Possible response types:
- Questions
- Solutions to exercises in the book.
- Critiques or suggestions for extensions.
- What you want to learn more about.
- Thoughts on what you find most important.
In general, there is not a specific required length or number of responses to submit. For your grade, I'm looking for evidence that the reading was completed so it will be helpful to have some mention of a variety of the read scetions throughout your responses. For example, week 1 had two assigned chapters. If your response only concerned chapter 2 then there isn't evidence that chapter 3 was read.
The following are comments / questions from students in week 1 that can serve as a useful model for crafting your responses.

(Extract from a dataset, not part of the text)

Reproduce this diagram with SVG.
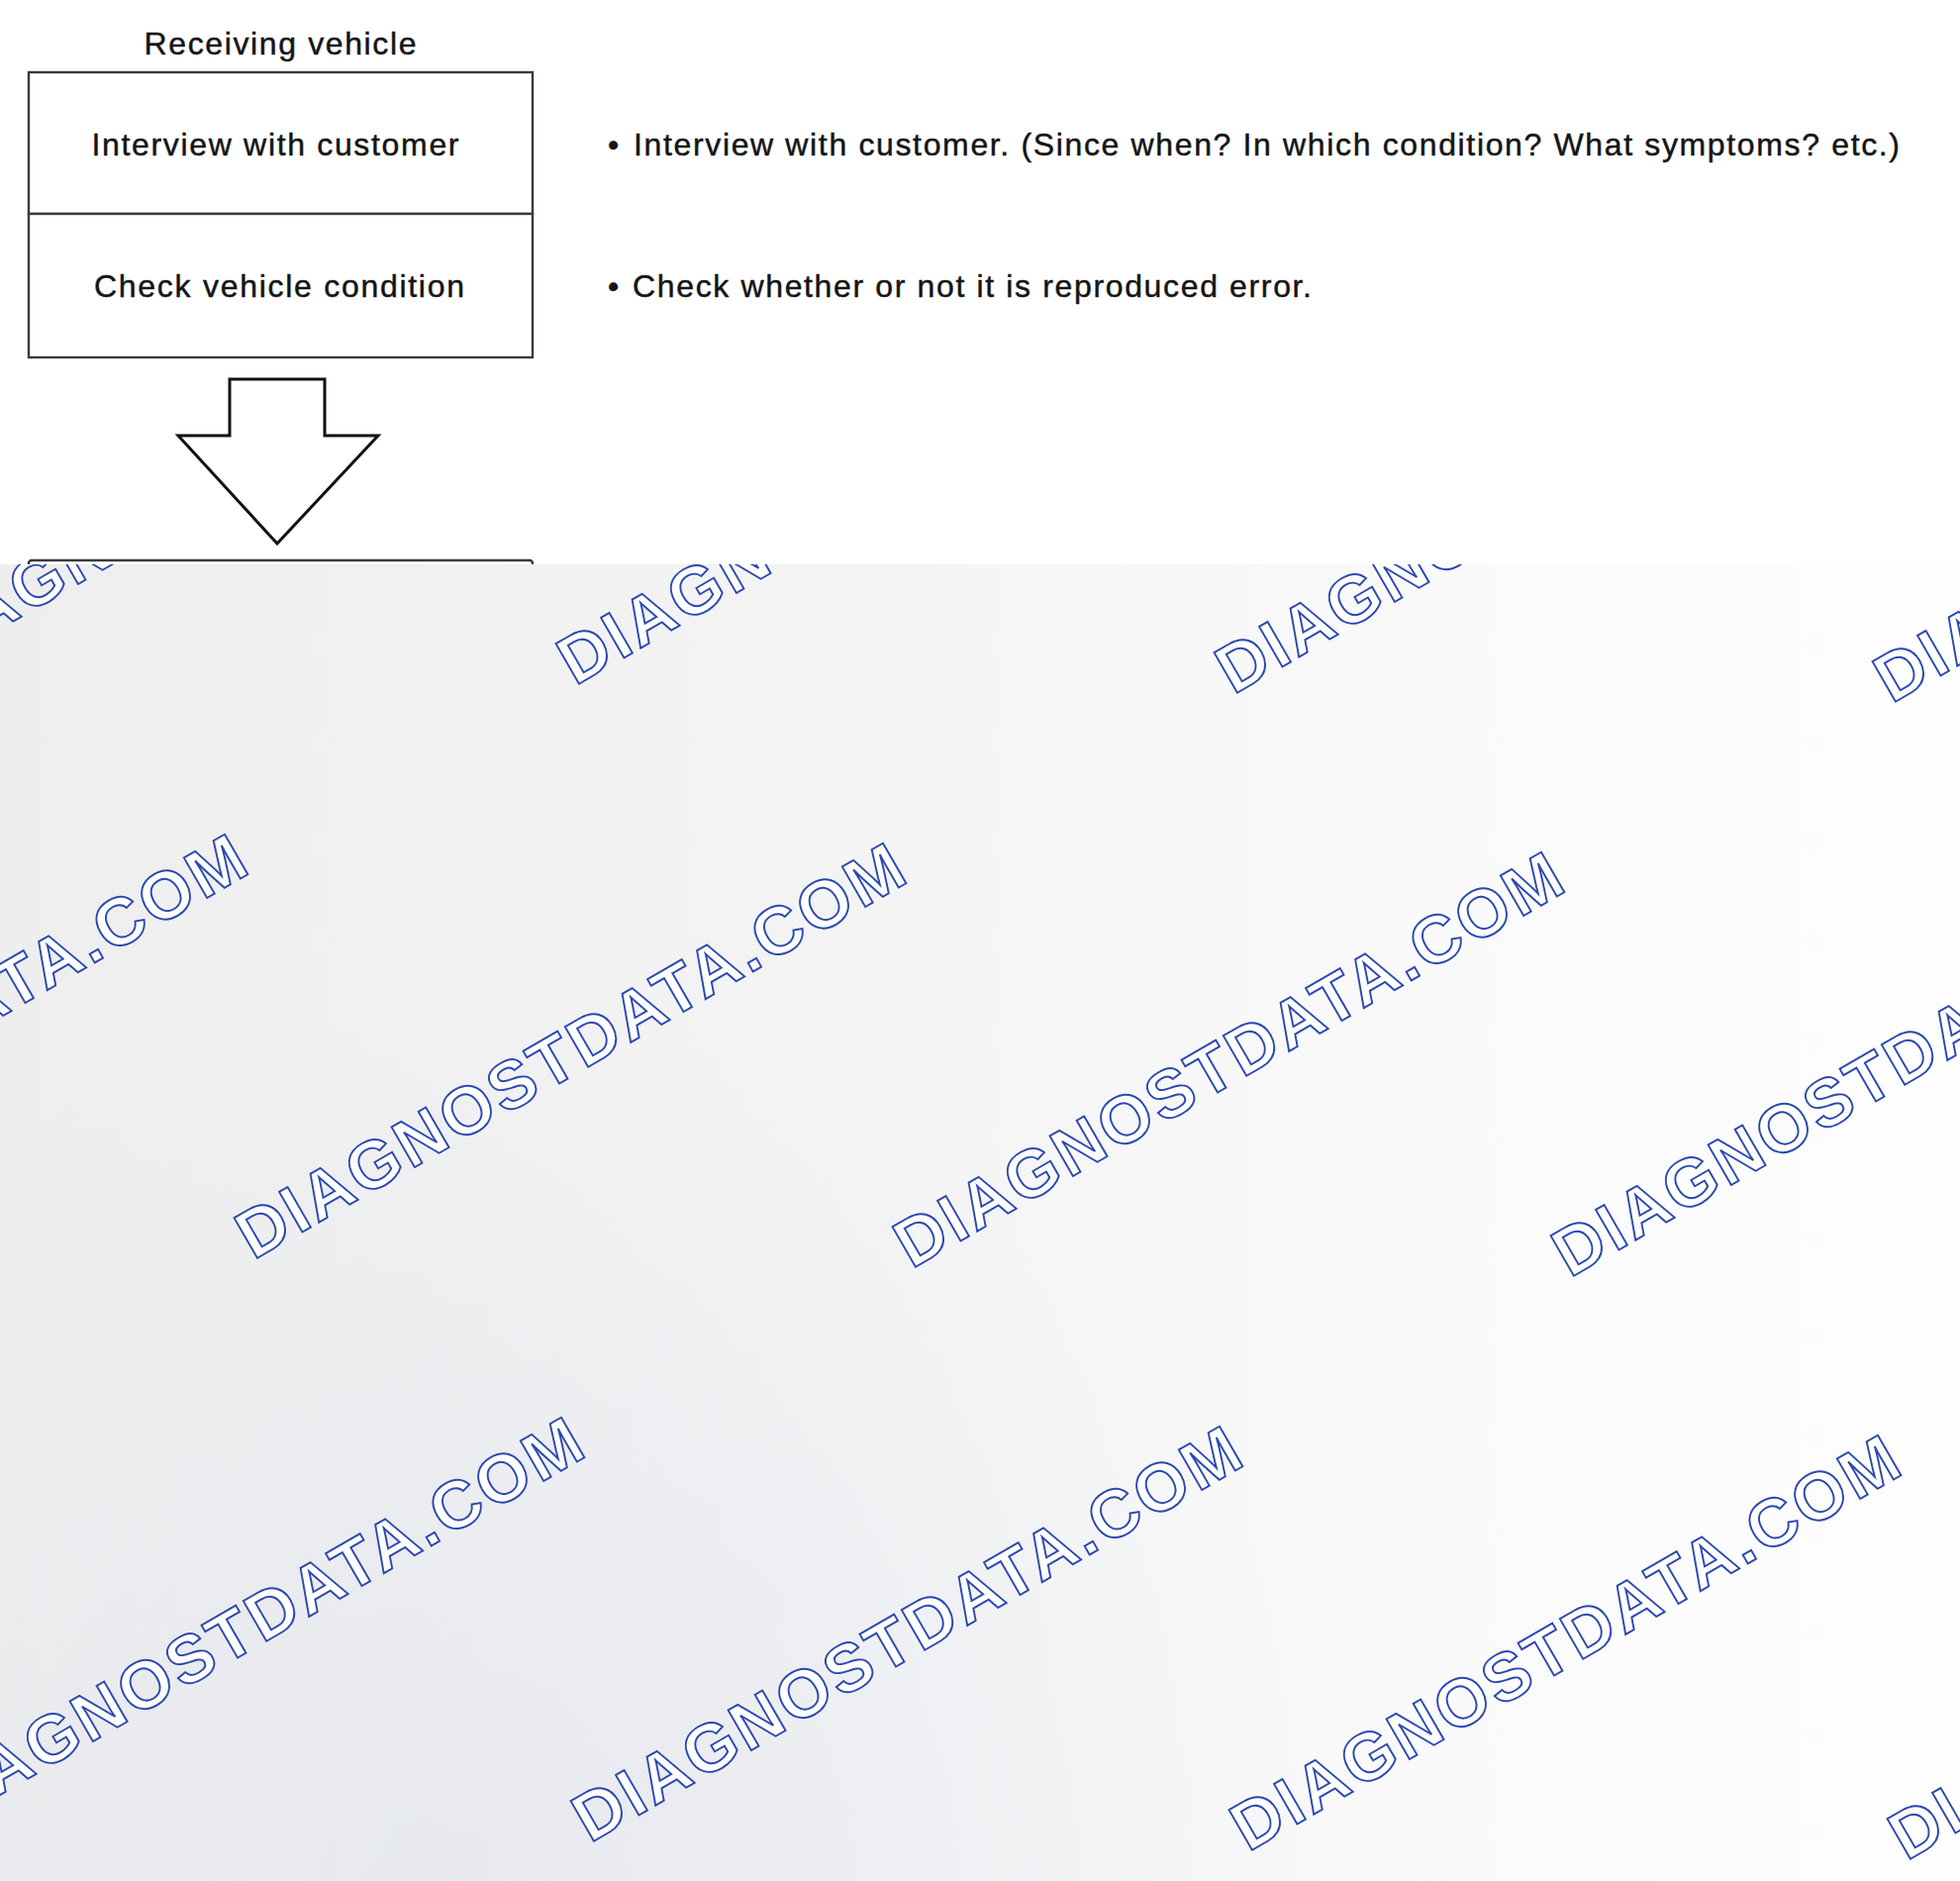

- In the plots on page 29 which compare the (%optimal arm) of the epsilon-greedy strategies for different epsilon, the plot clearly shows that eps=0.1 outperforms eps=0.01. However this is a function of the horizon: if we took say 10^9 steps instead of 10^4, then eps=0.1 will asymptote at playing the optimal arm with at most 0.9 probability, while eps=0.01 will eventually play the optimal arm with probability 0.99, which is obviously better, and with this many steps, the fact that eps=0.1 does better for the first 1000 would be insignificant. Thus it seems like a better strategy would be to be epsilon-greedy for a decaying epsilon. From a more theoretical perspective, any fixed epsilon-greedy strategy will incur linear regret, but maybe there is a sublinear regret bound for playing epsilon-greedy strategy with appropriate decay of epsilon?
- I would love more insight about why baselines work. Is it easy to determine what the optimal baseline is, and does it have a simple interpretation?
- I don't know anything about Thompson sampling; I'd be very interested in what these algorithms look like. I'm aware that for example UCB motivates algorithms for more general RL settings; is the same true of Thompson sampling?
- In section 2.3, we can see how various values of epsilon impact how well an agent learns. As mentioned, the task (eg. variance of the reward for each arm) can determine how well each epsilon value does. Then, is there some special reason why the ten armed test bed used ten arms and drew the rewards from a standard gaussian? ie. Would we see much different behavior if we used a different k or drew rewards from a different distribution?
- "The reward signal is your way of communicating to the agent what you want achieved, not how you want it achieved". I can see what the authors mean by this, but how would we enforce certain behaviors for very sparse rewards (eg. winning a chess match)? Wouldn't having smaller rewards for achieving subgoals (eg. taking opposing pieces) be helpful?